La campana de Huesca (ca. 1850), Antonio M. Esquivel. Museo de Bellas Artes de Sevilla.
A La leyenda del rey monje, en sus dos versiones más populares durante el siglo XIX—la literaria de Cánovas del Castillo, uno de los mayores artífices del sistema político de la Restauración borbónica, y la pictórica de José Casado del Alisal— se sumó un periódico oscense titulado La campana de Huesca. El diario liberal, también de contenido político explícito, pretendió rememorar la gloria de la patria aragonesa. Pero, además, se fundó también una revista homónima cuyo propósito fue el de recopilar toda la tradición altoaragonesa, desde historia y literatura, a tradiciones y leyendas populares.
Imagen izquierda: La campana de Huesca, Antonio Cánovas del Castillo (ed. 1886).
Imagen derecha: La campana de Huesca (revista oscense).

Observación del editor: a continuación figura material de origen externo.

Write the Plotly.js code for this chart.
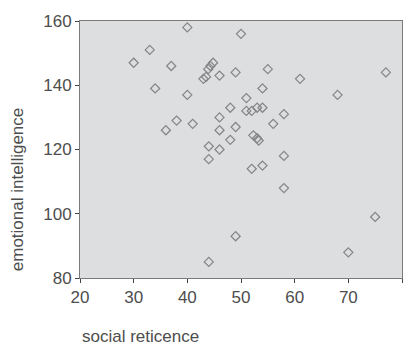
<!DOCTYPE html>
<html>
<head>
<meta charset="utf-8">
<script src="https://cdn.plot.ly/plotly-3.0.1.min.js"></script>
<style>html,body{margin:0;padding:0;background:#fff;}#chart{width:411px;height:347px;}</style>
</head>
<body>
<div id="chart"></div>
<script>
// social reticence (x) vs emotional intelligence (y)
const socialReticence = [40, 33, 30, 37, 34, 40, 38, 36, 41,
  50, 44.8, 44.3, 43.9, 43.5, 43, 46, 49, 55, 61, 54, 51, 48,
  51, 52, 53, 54, 58, 46, 56, 49, 46, 52.3, 53, 53.3, 48, 44, 46,
  44, 52, 54, 58, 58, 49, 44, 77, 68, 75, 70];
const emotionalIntelligence = [158, 151, 147, 146, 139, 137, 129, 126, 128,
  156, 147, 146, 145, 142.6, 142, 143, 144, 145, 142, 139, 136, 133,
  132, 132, 133, 133, 131, 130, 128, 127, 126, 124.4, 123.5, 122.8, 123, 121, 120,
  117, 114, 115, 118, 108, 93, 85, 144, 137, 99, 88];
const xTicks = [20, 30, 40, 50, 60, 70, 80];
const yTicks = [80, 100, 120, 140, 160];
const xTitle = "social reticence";
const yTitle = "emotional intelligence";

const font = {family: "Liberation Sans, Arial, sans-serif", size: 17, color: "#4d4d4d"};

Plotly.newPlot("chart", [{
  type: "scatter",
  mode: "markers",
  x: socialReticence,
  y: emotionalIntelligence,
  marker: {symbol: "diamond-open", size: 7, color: "#858585", line: {width: 1.2, color: "#858585"}},
  hoverinfo: "skip"
}], {
  width: 411, height: 347,
  margin: {l: 80, r: 9, t: 21, b: 69},
  paper_bgcolor: "#ffffff",
  plot_bgcolor: "#dddee0",
  showlegend: false,
  font: font,
  xaxis: {
    range: [20, 80], tickvals: xTicks, ticktext: xTicks.map(String),
    showgrid: false, zeroline: false,
    showline: true, linecolor: "#7a7a7a", linewidth: 1, mirror: true,
    ticks: "outside", ticklen: 4, tickcolor: "#444",
    tickfont: font
  },
  yaxis: {
    range: [80, 160], tickvals: yTicks, ticktext: yTicks.map(String),
    showgrid: false, zeroline: false,
    showline: true, linecolor: "#7a7a7a", linewidth: 1, mirror: true,
    ticks: "outside", ticklen: 4, tickcolor: "#444",
    tickfont: font
  },
  annotations: [
    {text: xTitle, xref: "paper", yref: "paper", x: 0, y: -0.227,
     xanchor: "left", yanchor: "middle", showarrow: false, font: font},
    {text: yTitle, xref: "paper", yref: "paper", x: -0.196, y: 0.345,
     xanchor: "center", yanchor: "middle", textangle: -90, showarrow: false, font: font}
  ]
}, {staticPlot: true, displayModeBar: false});
</script>
</body>
</html>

A comienzos de nuestro siglo C. Laliena afirmó que «el problema central de un mito no es el trasfondo real, sino su propia trayectoria a lo largo del tiempo, el modo en que es utilizado en contextos sociales e ideológicos absolutamente diversos. La leyenda crece y se difunde por su moldeabilidad y su eficacia en la construcción de los imaginarios colectivos; su interés histórico radica precisamente ahí y no en el distorsionado reflejo de un acontecimiento antiguo». En consonancia, podemos dar testimonio de cómo el mito de La Campana de Huesca, inspirado en relatos de la Antigüedad que pretendían ratificar la autoridad del monarca frente a la aristocracia más cercana, durante el siglo XIX sirvió a la sociedad para los propósitos más diversos, desde el mero entretenimiento como novela u obra teatral de aventuras encajando con el espíritu romántico, hasta su elevación como símbolo de una monarquía que retornaba para imponerse en el país. Así, el siglo XIX se constituyó como la etapa fundamental que permitió mantener vivo un mito medieval que bien podría haber vuelto a transformarse, pero que por la crudeza de su desenlace y por el auge y la trascendencia que tuvo, se mantiene vigente en nuestra conciencia tal y como Pedro IV lo imaginó durante su reinado.